My latest book offers a radical new reading of the emergence of modern South Asia, one in which the interaction between climate and the economy takes the centrestage.
The central claim of the book is that a struggle to mitigate poverty and inequality in access to water, a condition that the tropical-monsoon climate made universal, delivered economic and population growth in South Asia, at the cost of environmental damage and political strife. Greater water security was achieved not by top-down intervention, but a range of movements that coincided and took shape after 1880: famine relief operations, equality movements, urban water systems, canals and dams, laws about water access, and technologies of conservation. Governments of mainland South Asia inherited and strengthened the legacy, and strengthened it, by building hundreds more dams for example. Per head water use increased from 200 to 800 cubic metres over 1885-2015. But that achievement came with costs: renewable water availability fell sharply, dams had side-effects, canals had limited capacity, urban projects caused disputes with farmers.

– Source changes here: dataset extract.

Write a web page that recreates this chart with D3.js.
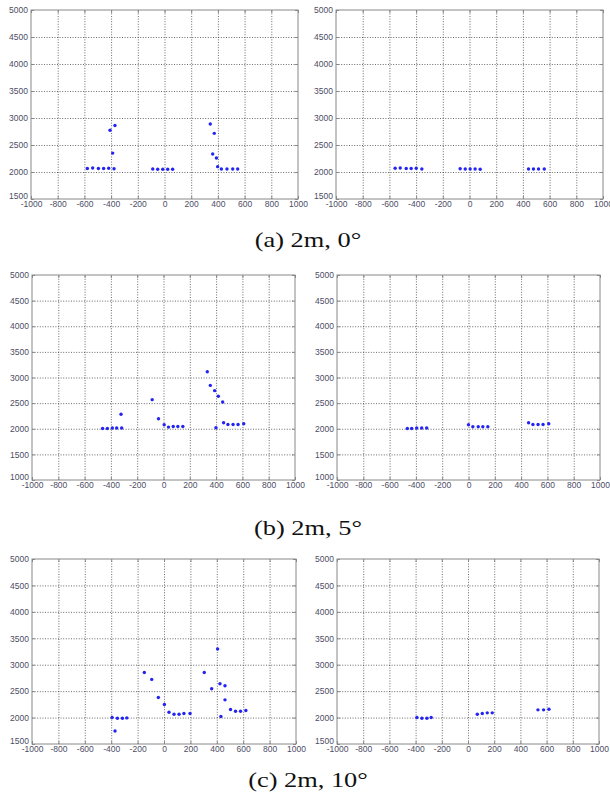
<!DOCTYPE html>
<meta charset="utf-8">
<style>

body {
  margin: 0;
  background: #fff;
}

.tick-label {
  font-family: "Liberation Sans", Arial, sans-serif;
  font-size: 8.5px;
  fill: #4d4d66;
}

.grid line {
  stroke: #222;
  stroke-opacity: 0.85;
  stroke-width: 0.8px;
  stroke-dasharray: 1,1.6;
}

.frame {
  fill: none;
  stroke: #888;
  stroke-width: 1px;
}

.inner-ticks line {
  stroke: #888;
}

.caption {
  font-family: "Liberation Serif", "Times New Roman", serif;
  font-size: 22px;
  fill: #111;
}

</style>
<svg></svg>
<script src="https://cdn.jsdelivr.net/npm/d3@7"></script>
<script>

var xTicks = [-1000, -800, -600, -400, -200, 0, 200, 400, 600, 800, 1000];
var yTicks1500 = [1500, 2000, 2500, 3000, 3500, 4000, 4500, 5000];
var yTicks1000 = [1000, 1500, 2000, 2500, 3000, 3500, 4000, 4500, 5000];

var captions = ["(a) 2m, 0°", "(b) 2m, 5°", "(c) 2m, 10°"];

// (a) 2m, 0 deg
var a0RawX = [-578, -538, -495, -456, -418, -378, -408, -388, -371, -88, -51, -13, 24, 61, 343, 373, 361, 389, 398, 426, 468, 511, 548];
var a0RawY = [2065, 2075, 2065, 2065, 2070, 2060, 2772, 2350, 2860, 2055, 2050, 2050, 2050, 2050, 2889, 2716, 2333, 2259, 2099, 2056, 2056, 2056, 2056];
var a0FiltX = [-557, -519, -474, -437, -399, -357, -70, -32, 5, 42, 80, 442, 479, 517, 560];
var a0FiltY = [2070, 2075, 2065, 2065, 2070, 2055, 2060, 2055, 2055, 2055, 2050, 2055, 2055, 2055, 2055];

// (b) 2m, 5 deg
var b5RawX = [-463, -427, -389, -356, -318, -323, -86, -38, 5, 38, 74, 109, 147, 333, 356, 389, 417, 450, 399, 457, 490, 529, 567, 610];
var b5RawY = [2005, 2005, 2015, 2015, 2015, 2284, 2568, 2194, 2078, 2032, 2045, 2045, 2045, 3111, 2846, 2743, 2633, 2523, 2019, 2116, 2084, 2084, 2084, 2097];
var b5FiltX = [-465, -432, -394, -356, -318, 0, 33, 74, 109, 147, 457, 490, 529, 567, 610];
var b5FiltY = [2005, 2005, 2015, 2015, 2015, 2078, 2039, 2039, 2039, 2039, 2116, 2084, 2084, 2084, 2097];

// (c) 2m, 10 deg
var c10RawX = [-393, -353, -315, -282, -371, -149, -93, -43, 3, 38, 76, 114, 151, 197, 305, 361, 406, 424, 462, 462, 431, 504, 542, 580, 620];
var c10RawY = [2000, 1988, 1988, 1994, 1747, 2854, 2722, 2380, 2247, 2101, 2063, 2063, 2076, 2076, 2854, 2544, 3297, 2639, 2601, 2335, 2019, 2152, 2120, 2120, 2133];
var c10FiltX = [-390, -352, -314, -281, 71, 109, 147, 185, 534, 577, 618];
var c10FiltY = [2000, 1988, 1988, 2000, 2063, 2076, 2089, 2089, 2146, 2146, 2158];

var width = 610,
    height = 800;

var svg = d3.select("svg")
    .attr("width", width)
    .attr("height", height);

// one row per case: plot box of left and right panel, caption baseline
var rows = [
  { top: 10,  bottom: 199, yTicks: yTicks1500, left: [31, 298], right: [336, 603], capY: 247,
    raw: [a0RawX, a0RawY], filt: [a0FiltX, a0FiltY] },
  { top: 275, bottom: 480, yTicks: yTicks1000, left: [32, 295], right: [337, 600], capY: 535,
    raw: [b5RawX, b5RawY], filt: [b5FiltX, b5FiltY] },
  { top: 559, bottom: 744, yTicks: yTicks1500, left: [32, 296], right: [337, 599], capY: 787,
    raw: [c10RawX, c10RawY], filt: [c10FiltX, c10FiltY] }
];

rows.forEach(function(row, i) {
  drawPanel(row.left, row, row.raw);
  drawPanel(row.right, row, row.filt);

  svg.append("text")
      .attr("class", "caption")
      .attr("text-anchor", "middle")
      .attr("transform", "translate(308," + row.capY + ") scale(1.2,1)")
      .text(captions[i]);
});

function plain(d) { return String(d); }

function drawPanel(xr, row, series) {
  var yTicks = row.yTicks;
  var x = d3.scaleLinear().domain([-1000, 1000]).range(xr);
  var y = d3.scaleLinear().domain([yTicks[0], yTicks[yTicks.length - 1]]).range([row.bottom, row.top]);
  var h = row.bottom - row.top,
      w = xr[1] - xr[0];

  var g = svg.append("g");

  // dotted grid
  g.append("g")
      .attr("class", "grid")
      .attr("transform", "translate(0," + row.bottom + ")")
      .call(d3.axisBottom(x).tickValues(xTicks.slice(1, -1)).tickSize(-h).tickFormat(""))
      .call(function(s) { s.select(".domain").remove(); });

  g.append("g")
      .attr("class", "grid")
      .attr("transform", "translate(" + xr[0] + ",0)")
      .call(d3.axisLeft(y).tickValues(yTicks.slice(1, -1)).tickSize(-w).tickFormat(""))
      .call(function(s) { s.select(".domain").remove(); });

  // small inward ticks on all four sides
  [d3.axisBottom(x).tickValues(xTicks).tickSize(-3).tickFormat(""),
   d3.axisTop(x).tickValues(xTicks).tickSize(-3).tickFormat("")].forEach(function(ax, k) {
    g.append("g")
        .attr("class", "inner-ticks")
        .attr("transform", "translate(0," + (k == 0 ? row.bottom : row.top) + ")")
        .call(ax)
        .call(function(s) { s.select(".domain").remove(); });
  });
  [d3.axisLeft(y).tickValues(yTicks).tickSize(-3).tickFormat(""),
   d3.axisRight(y).tickValues(yTicks).tickSize(-3).tickFormat("")].forEach(function(ax, k) {
    g.append("g")
        .attr("class", "inner-ticks")
        .attr("transform", "translate(" + (k == 0 ? xr[0] : xr[1]) + ",0)")
        .call(ax)
        .call(function(s) { s.select(".domain").remove(); });
  });

  g.append("rect")
      .attr("class", "frame")
      .attr("x", xr[0])
      .attr("y", row.top)
      .attr("width", w)
      .attr("height", h);

  // tick labels
  var xl = g.append("g")
      .attr("transform", "translate(0," + row.bottom + ")")
      .call(d3.axisBottom(x).tickValues(xTicks).tickSize(0).tickPadding(2).tickFormat(plain));
  xl.select(".domain").remove();
  xl.attr("font-family", null).attr("font-size", null);
  xl.selectAll("text").attr("class", "tick-label").attr("fill", null);

  var yl = g.append("g")
      .attr("transform", "translate(" + xr[0] + ",0)")
      .call(d3.axisLeft(y).tickValues(yTicks).tickSize(0).tickPadding(3).tickFormat(plain));
  yl.select(".domain").remove();
  yl.attr("font-family", null).attr("font-size", null);
  yl.selectAll("text").attr("class", "tick-label").attr("fill", null);
  // lowest label sits a little above the corner, as in the original
  yl.selectAll("text").filter(function(d) { return d == yTicks[0]; }).attr("dy", "-0.05em");

  // points
  var pts = series[0].map(function(d, j) { return { x: d, y: series[1][j] }; });
  g.append("g")
    .selectAll("circle")
    .data(pts)
    .enter().append("circle")
      .attr("cx", function(d) { return x(d.x); })
      .attr("cy", function(d) { return y(d.y); })
      .attr("r", 1.7)
      .attr("fill", "#2424f2");
}

</script>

This whole story has important lessons for economic historians, who often believe that the third world failed to become rich like the western world because it lacked the things that made the western world rich – fossil fuel, colonial power, and enlightenment. This is a wrong premise. The poor tropics had a problem to solve, aridity and unreliable seasonal water supply, that the western world did not face. There is no unified theory of economic growth. Things that made the West rich do not explain the poverty of the tropics. Wider access to water played as important a role in Indian economic history as fossil fuel extraction played in the economic emergence of Britain.